The Hon’ble Supreme Court of India in its judgment dated 9 th August 2019 upheld the constitutional validity of the Insolvency and Bankrupt...
The Hon’ble Supreme Court of India in its judgment dated 9th August 2019 upheld the constitutional validity of the Insolvency and Bankruptcy Code Amendment Act, 2018, resolving and dismissing around 200 petitions by various Realtors. According to this amendment, Home-buyers are treated as financial creditors. The proceedings with respect to insolvency of corporate bodies can be initiated by Financial Creditors, Operational Creditors and the corporate debtor itself.
Section 2 (10) of the IBC, 2016 defines a creditor as a person to whom a debt is owed which includes financial creditors, operational creditors, secured creditor, unsecured creditor and a decree holder. The Financial Creditors are those creditors whose connection with the organisation is purely based on financial contract such as through loan or debt security.
The judgment was passed by a three judges bench comprising Justice R.F. Nariman, Sanjiv Khanna and Surya Kant, which primarily rejected the argument that amendments in the code are arbitrary, unreasonable, excessive, disproportionate and held that it does not violate Article 14 and 19(1) (g) of the constitution of India. The primary bone of contention was the explanation to section 5(8) (f) of the code which stated that ‘any amount raised from a real-estate allottee shall be deemed to have the commercial effect of a borrowing’. In simple words, it means those amounts which possess a commercial effect of any borrowings are to be treated as ‘financial debt’.

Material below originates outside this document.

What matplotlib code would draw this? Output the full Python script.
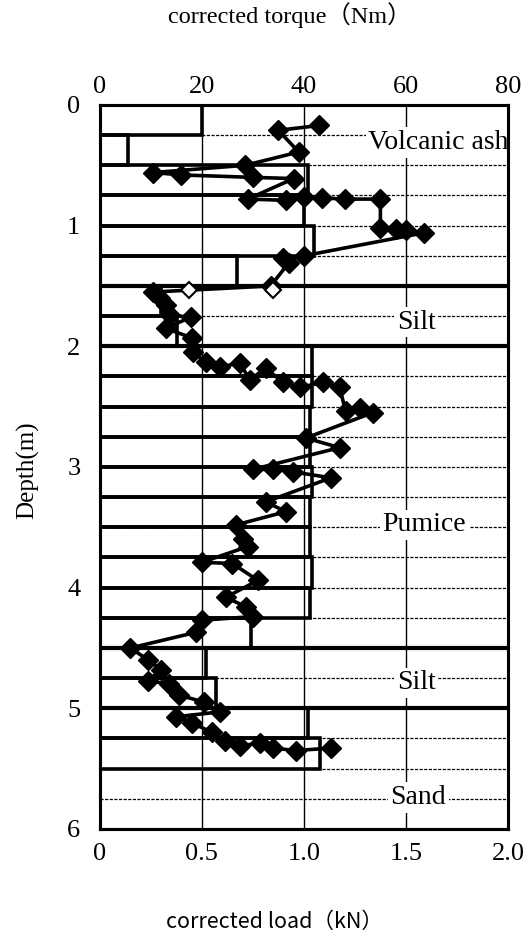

The bench observed that the amendments were based on the reports of Insolvency Law Committee in the backdrop of Jaypee and Amrapali project crisis. It was found by the Insolvency Law Committee that inordinate delay in the completion of projects have become a common phenomenon and the amounts hoisted from home buyers significantly contributed towards the finance of such constructions. Hence, the court observed that, when such is the scenario the home buyers must be dealt as financial creditors so they can rightfully benefit under section 7 of the code and secure a place in the Committee of Creditors, when it comes to making future decisions of the construction company.
However, the realtors argued that the home buyers at large can be treated as operational creditors only. Justice Nariman clearly stated that in operational debts, when goods are supplied by a person, generally such person is the creditor and the person who has to make payment for such services is the debtor. Hence, in present case the developer who is the supplier of apartments is the debtor because the home buyers is financing the developer by paying in advance to him, for the construction of the building where his apartment is to be allotted.
Further, the court clarified that the code and section 88 of the RERA Act (which says that application of other laws is not barred), operates in completely different spheres and it is an additional remedy available to the home buyer and will not bar his other remedies available. In Nitika Verma vs M/s ATS Estate Pvt. Ltd., it has been observed that the provisions of RERA are in addition to and not in derogation to the provisions of any other law.
The petitioners further raised an important issue before the court that the term “borrowing” implies taking a loan for a temporary period of time with the motive of returning it back with interest. Hence, advance by home buyers cannot be treated as loan since they will get a flat in return and not money with interest. The Supreme Court rejected this view and stated that tyhe term “borrowing” has a wide scope and includes advance as loan since it is given by the home buyers to a developer for temporary use mainly the construction of project so far to give ‘something equivalent to money’ in return and that equivalent is apartment as intended by the agreement
The present judgment thus clarified that amendment of 2018 does not violate Article 14. 19(1) (g) read with 19(6) or 300(a) of the constitution of India. Also, the provisions of RERA are to be read in harmony with the code and in case of conflict between the two, the code will prevail over RERA and other remedies available to allottees are always open.